Scheikunde §16.1
Je lichaam gebruikt koolhydraten als brandstof. Daarnaast geven koolhydraten ook
stevigheid aan de celwanden van planten, of ze zijn belangrijk als voedingsstof. Een
koolhydraat heeft als algemene formule: CnH2mOm. Veel koolhydraten bestaan uit ringvormige
eenheden van vijf of zes atomen per ring, deze koolhydraten worden ook wel sachariden of
suikers genoemd.
Monosachariden zijn koolhydraten waarvan de moleculen uit één ringvormige eenheid van
vijf of zes atomen bestaan. Een disacharide is een koolhydraat met twee ringvormige
eenheden. Dit kan ontstaan door een condensatiereactie van twee monosacharide-
eenheden, waarbij ook water ontstaat. Het kan door een condensatiereactie ook een
polysacharide worden gevormd. Om de polysachariden te gebruiken in je lichaam, moet je
lichaam deze macromoleculen eerst omzetten in monosachariden. Onder invloed van een
enzym wordt dit proces gestart. Van alle koolhydraten uit je voeding blijven uiteindelijk de
monosachariden glucose en fructose over. Deze worden opgenomen in je bloed via de
darmwand. Vervolgens worden opgenomen in de cellen en omgezet in water en
koolstofdioxide.
Scheikunde §16.2
De meeste oliën en vetten zijn tri-esters van glycerol, daarom worden ze ook wel
triglyceriden genoemd. In de biologie worden ze ook wel lipiden genoemd. In natuurlijke
triglyceriden vallen twee dingen op:
- De vetzuren bestaan uit lange, onvertakte ketens met een even aantal C-atomen
- Bij sommige vetzuren komen één of meer dubbele bindingen tussen twee
koolstofatomen voor. De ruimtelijke oriëntatie van de groepen rond de dubbele
bindingen is meestal de cis-vorm. Vetzuren waarin C=C-bindingen voorkomen noem
je onverzadigde vetzuren.
Vetmoleculen zijn apolair (ze hebben namelijk geen OH- of NH-bruggen) en zijn slecht
oplosbaar in water.
De meeste vetzuren kan je lichaam zelf maken door hydrolyse van olie en vet. Sommige
moet je binnenkrijgen via voeding, dit zijn de essentiële vetzuren (Binas 67H1).

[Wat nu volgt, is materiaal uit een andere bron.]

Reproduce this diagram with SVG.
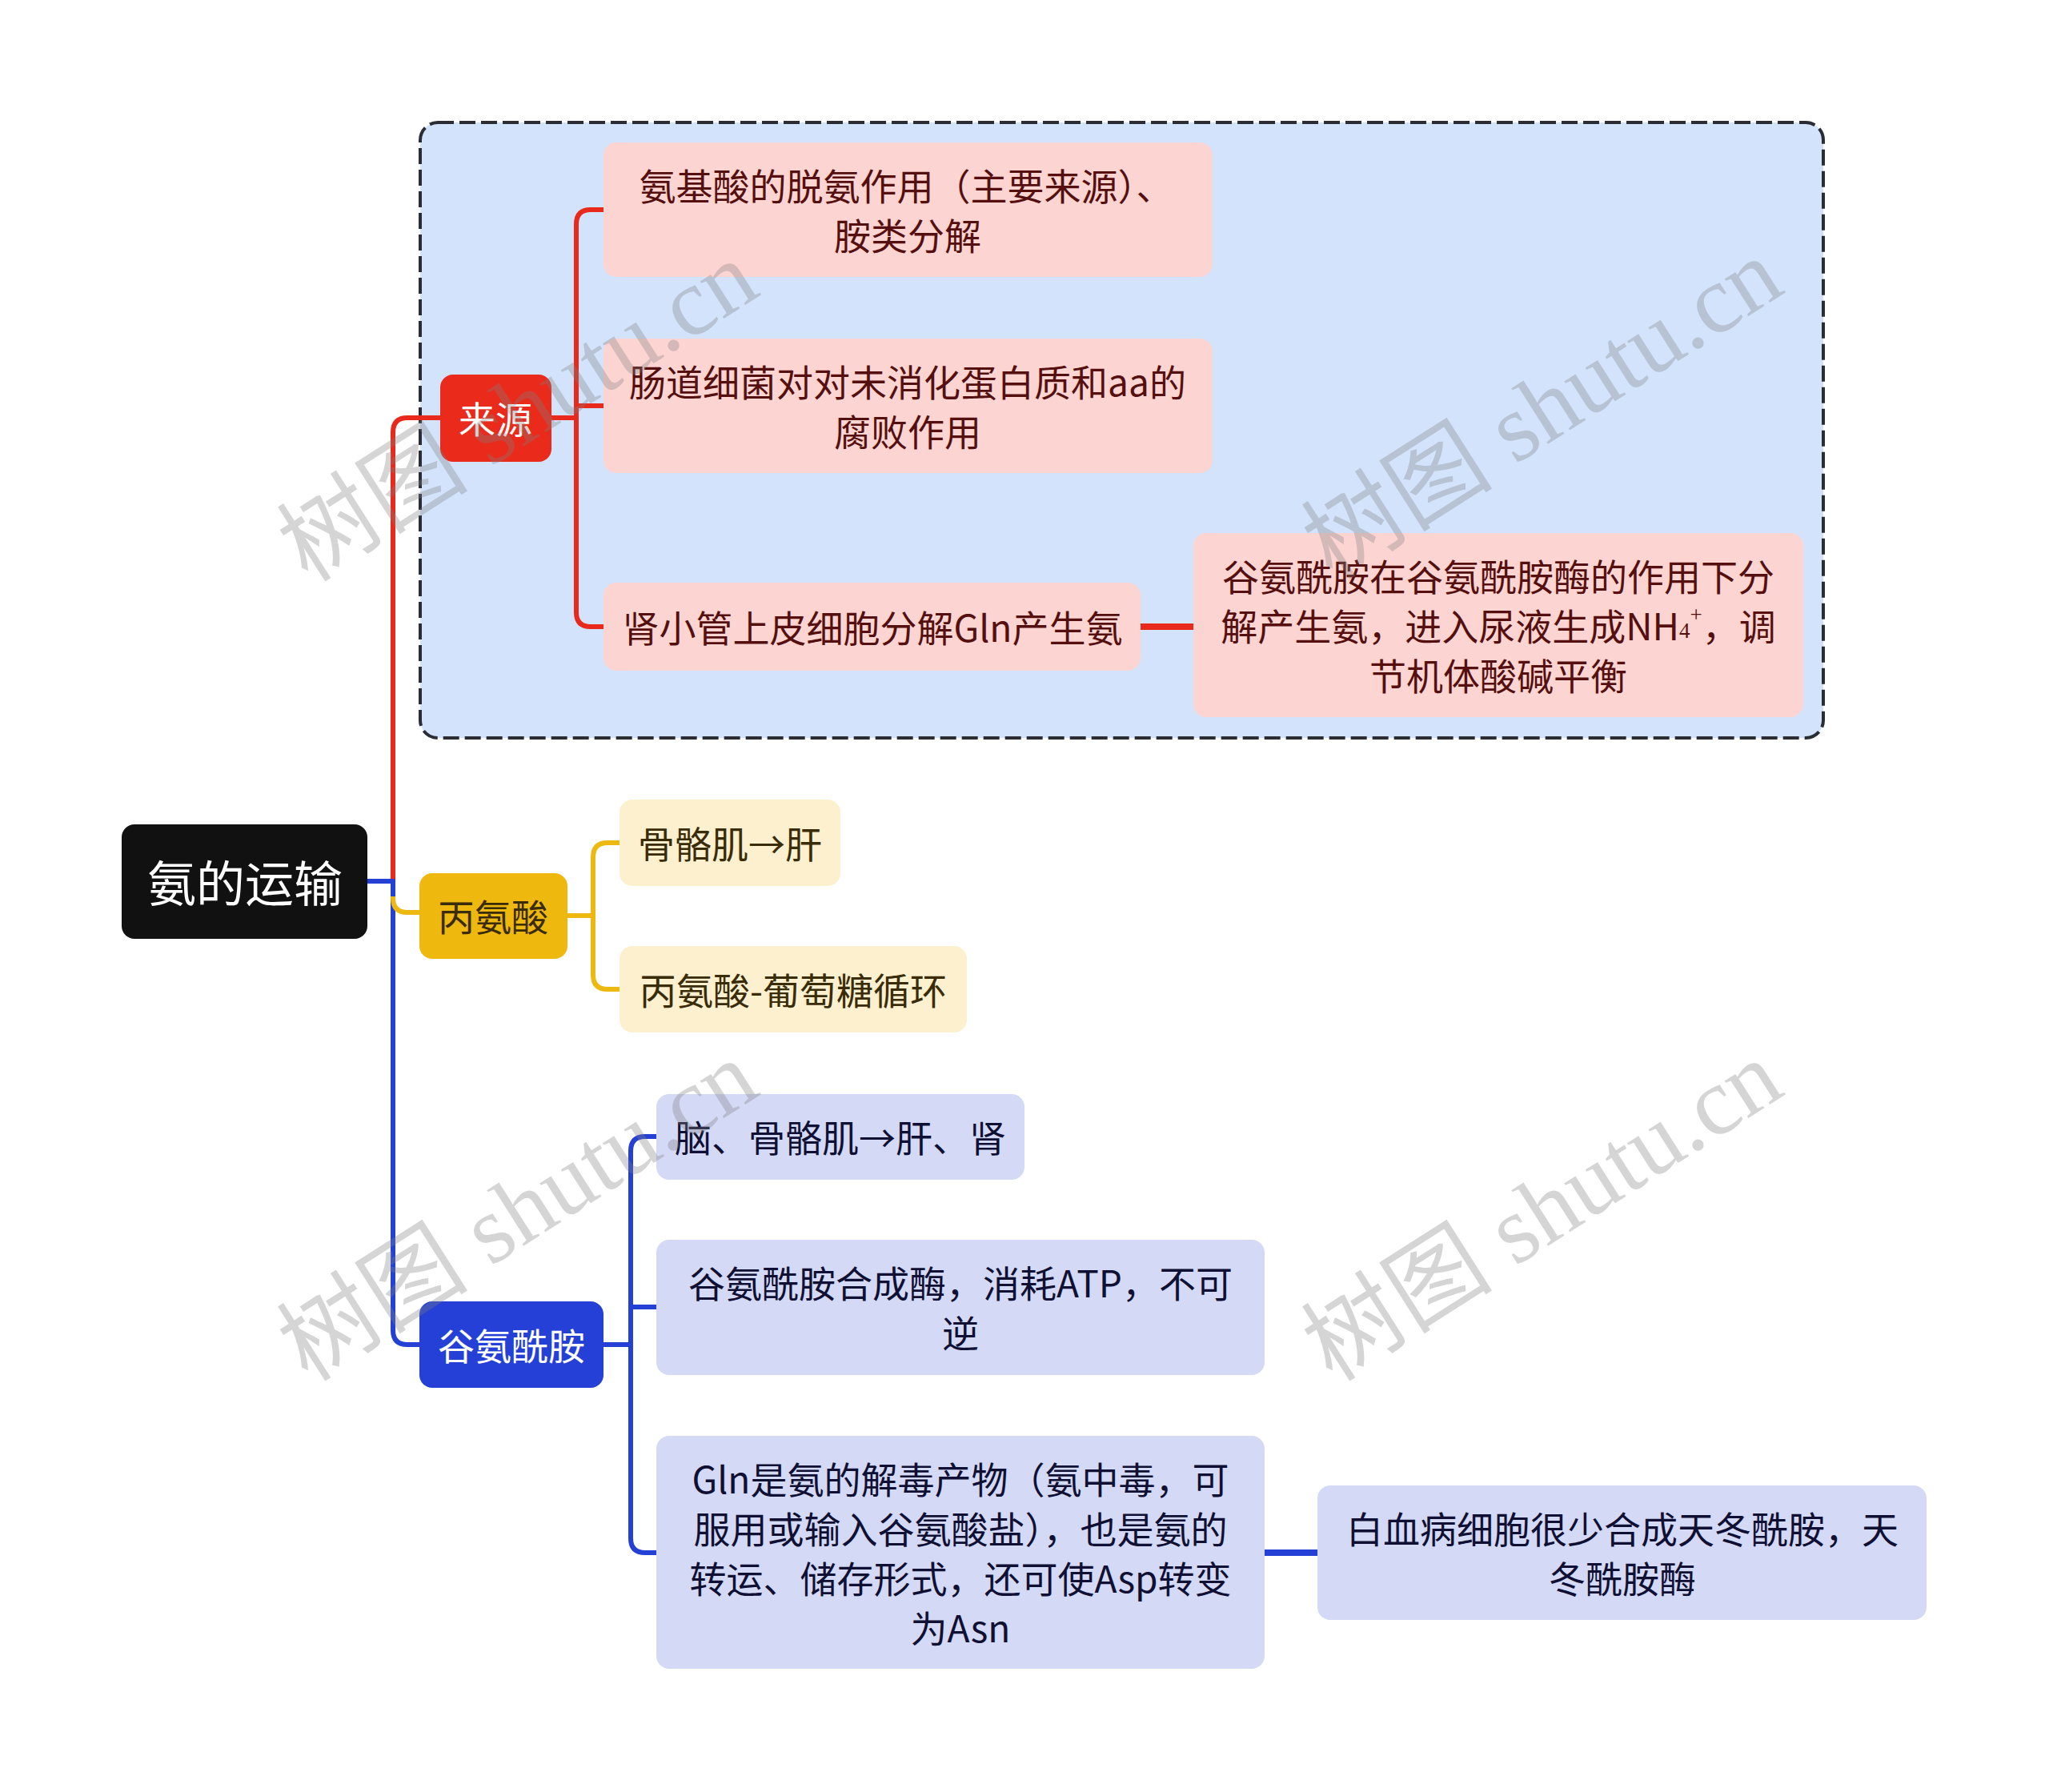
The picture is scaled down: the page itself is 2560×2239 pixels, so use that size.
<svg xmlns="http://www.w3.org/2000/svg" width="2560" height="2239" viewBox="0 0 2560 2239">
<style>
text{font-family:"Noto Sans CJK SC","Noto Sans",sans-serif;font-size:46px;text-anchor:middle;dominant-baseline:central}
.root{fill:#111111}
.rt{fill:#ffffff;font-size:61px}
.red{fill:#EA2A1B}
.pink{fill:#FCD5D2}
.pt{fill:#560F0F}
.yel{fill:#EFB80E}
.ylt{fill:#FCF0CF}
.yt{fill:#3A2C08}
.blu{fill:#2540D6}
.blt{fill:#D4D9F6}
.bt{fill:#0F1033}
.wt{fill:#ffffff}
.c{fill:none;stroke-width:6;stroke-linejoin:round}
.cr{stroke:#E8291B}
.cy{stroke:#EDB810}
.cb{stroke:#2540D4}
.wm{font-family:"Liberation Serif","Noto Sans CJK SC",serif;font-size:120px;fill:#808080;fill-opacity:0.33}
</style>
<rect x="525" y="153" width="1753" height="769" rx="22" fill="#D3E3FC" stroke="#2a2d33" stroke-width="4" stroke-dasharray="20 7"/>
<g id="connectors">
<path class="c cr" d="M459,1101 H491 V540 Q491,522 509,522 H550"/>
<path class="c cb" d="M459,1101 H491 V1662 Q491,1680 509,1680 H524"/>
<path class="c cy" d="M491,1110 V1122 Q491,1140 509,1140 H524"/>
<path class="c cb" d="M459,1101 H491 V1120"/>
<path class="c cr" d="M689,522 H720"/>
<path class="c cr" d="M755,262 H738 Q720,262 720,280 V765 Q720,783 738,783 H755"/>
<path class="c cr" d="M720,507 H755"/>
<path class="c cr" style="stroke-width:8" d="M1425,783 H1491"/>
<path class="c cy" d="M709,1144 H741"/>
<path class="c cy" d="M774,1053 H759 Q741,1053 741,1071 V1218 Q741,1236 759,1236 H774"/>
<path class="c cb" d="M754,1680 H788"/>
<path class="c cb" d="M820,1420 H806 Q788,1420 788,1438 V1922 Q788,1940 806,1940 H820"/>
<path class="c cb" d="M788,1633 H820"/>
<path class="c cb" style="stroke-width:8" d="M1580,1940 H1646"/>
</g>
<g id="root">
<rect class="root" x="152" y="1030" width="307" height="143" rx="16"/>
<text class="rt" x="306" y="1100">氨的运输</text>
</g>
<g id="laiyuan">
<rect class="red" x="550" y="468" width="139" height="109" rx="16"/>
<text class="wt" x="619" y="521">来源</text>
</g>
<g id="src1">
<rect class="pink" x="754" y="178" width="761" height="168" rx="16"/>
<text class="pt" x="1132" y="230">氨基酸的脱氨作用（主要来源）、</text>
<text class="pt" x="1134" y="292">胺类分解</text>
</g>
<g id="src2">
<rect class="pink" x="754" y="423" width="761" height="168" rx="16"/>
<text class="pt" x="1134" y="475">肠道细菌对对未消化蛋白质和aa的</text>
<text class="pt" x="1134" y="537">腐败作用</text>
</g>
<g id="src3">
<rect class="pink" x="754" y="728" width="671" height="110" rx="16"/>
<text class="pt" x="1090" y="782">肾小管上皮细胞分解Gln产生氨</text>
</g>
<g id="src3a">
<rect class="pink" x="1491" y="666" width="762" height="230" rx="16"/>
<text class="pt" x="1872" y="718">谷氨酰胺在谷氨酰胺酶的作用下分</text>
<text class="pt" x="1872" y="780">解产生氨，进入尿液生成NH<tspan font-family="Liberation Serif" font-size="27" dy="8">4</tspan><tspan font-family="Liberation Serif" font-size="27" dy="-20">+</tspan><tspan dy="12">，调</tspan></text>
<text class="pt" x="1872" y="842">节机体酸碱平衡</text>
</g>
<g id="alanine">
<rect class="yel" x="524" y="1091" width="185" height="107" rx="16"/>
<text class="yt" x="616" y="1143">丙氨酸</text>
</g>
<g id="ala1">
<rect class="ylt" x="774" y="999" width="276" height="108" rx="16"/>
<text class="yt" x="912" y="1052">骨骼肌→肝</text>
</g>
<g id="ala2">
<rect class="ylt" x="774" y="1182" width="434" height="108" rx="16"/>
<text class="yt" x="991" y="1235">丙氨酸-葡萄糖循环</text>
</g>
<g id="glutamine">
<rect class="blu" x="524" y="1626" width="230" height="108" rx="16"/>
<text class="wt" x="639" y="1679">谷氨酰胺</text>
</g>
<g id="gln1">
<rect class="blt" x="820" y="1367" width="460" height="107" rx="16"/>
<text class="bt" x="1050" y="1419">脑、骨骼肌→肝、肾</text>
</g>
<g id="gln2">
<rect class="blt" x="820" y="1549" width="760" height="169" rx="16"/>
<text class="bt" x="1200" y="1601">谷氨酰胺合成酶，消耗ATP，不可</text>
<text class="bt" x="1200" y="1663">逆</text>
</g>
<g id="gln3">
<rect class="blt" x="820" y="1794" width="760" height="291" rx="16"/>
<text class="bt" x="1200" y="1846">Gln是氨的解毒产物（氨中毒，可</text>
<text class="bt" x="1200" y="1908">服用或输入谷氨酸盐），也是氨的</text>
<text class="bt" x="1200" y="1970">转运、储存形式，还可使Asp转变</text>
<text class="bt" x="1200" y="2032">为Asn</text>
</g>
<g id="gln3a">
<rect class="blt" x="1646" y="1856" width="761" height="168" rx="16"/>
<text class="bt" x="2027" y="1908">白血病细胞很少合成天冬酰胺，天</text>
<text class="bt" x="2027" y="1970">冬酰胺酶</text>
</g>
<g id="watermarks">
<text class="wm" transform="translate(647,514) rotate(-32.5)">树图 shutu.cn</text>
<text class="wm" transform="translate(1927,511) rotate(-32.5)">树图 shutu.cn</text>
<text class="wm" transform="translate(647,1513) rotate(-32.5)">树图 shutu.cn</text>
<text class="wm" transform="translate(1927,1513) rotate(-32.5)">树图 shutu.cn</text>
</g>
</svg>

In vetten komen alleen triglyceridemoleculen met verzadigde vetzuren voor. Deze vetzuren
liggen redelijk dicht op elkaar, de ruimte tussen de triglyceridemoleculen is hierdoor klein →
sterke vanderwaalsbinding en hoog smeltpunt, de stof is bij kamertemperatuur vast.
In een olie komen triglyceridemoleculen met onverzadigde vetzuren voor. Deze hebben een
‘knik’ bij elke cis-binding. Hierdoor wordt de afstand tussen de moleculen groter →
vanderwaalsbinding is zwak, laag smeltpunt, vloeibaar bij kamertemperatuur.
Vetten – verzadigd, olie = onverzadigd
Scheikunde §16.3
Eiwitten kunnen werken als bouwstof, brandstof, zorgen voor transport van stoffen en voor
communicatie (hormonen), daarnaast is een kleine groep eiwitten een enzym. Enzymen zijn
biokatalysatoren die reacties versnellen. Op microniveau zijn de bouwstenen van eiwitten
aminozuren (Binas 67H1). Sommige aminozuren kan je lichaam zelf maken, andere moet je
via voedsel binnenkrijgen, de essentiële aminozuren. Overtollige aminozuren worden in de
lever afgebroken. Hierbij wordt de NH2-groep omgezet tot ammoniak en vervolgens tot
ureum, dit wordt door de nieren uitgescheiden. De rest van het aminozuurmolecuul wordt
omgezet in glucose of direct gebruikt voor de verbranding in de levercel.
Een amidebinding (ontstaan door polycondensatie van een COOH-groep en een NH2-groep)
tussen aminozuren noem je een peptidebinding. Korte eiwitten (minder dan 20 aminozuren)
worden ook wel peptiden genoemd. Als twee aminozuren aan elkaar binden ontstaat er een
dipeptide en een watermolecuul. Als de reactie van rechts naar links loopt, heb je een
hydrolysereactie. Aminozuren geef je weer met drieletterafkortingen, het aminozuur met de
vrije NH2-groep staat hierbij links. Voor grotere peptiden en eiwitten worden ook wel de
éénletterafkortingen van de aminozuren gebruikt (Binas 67H1).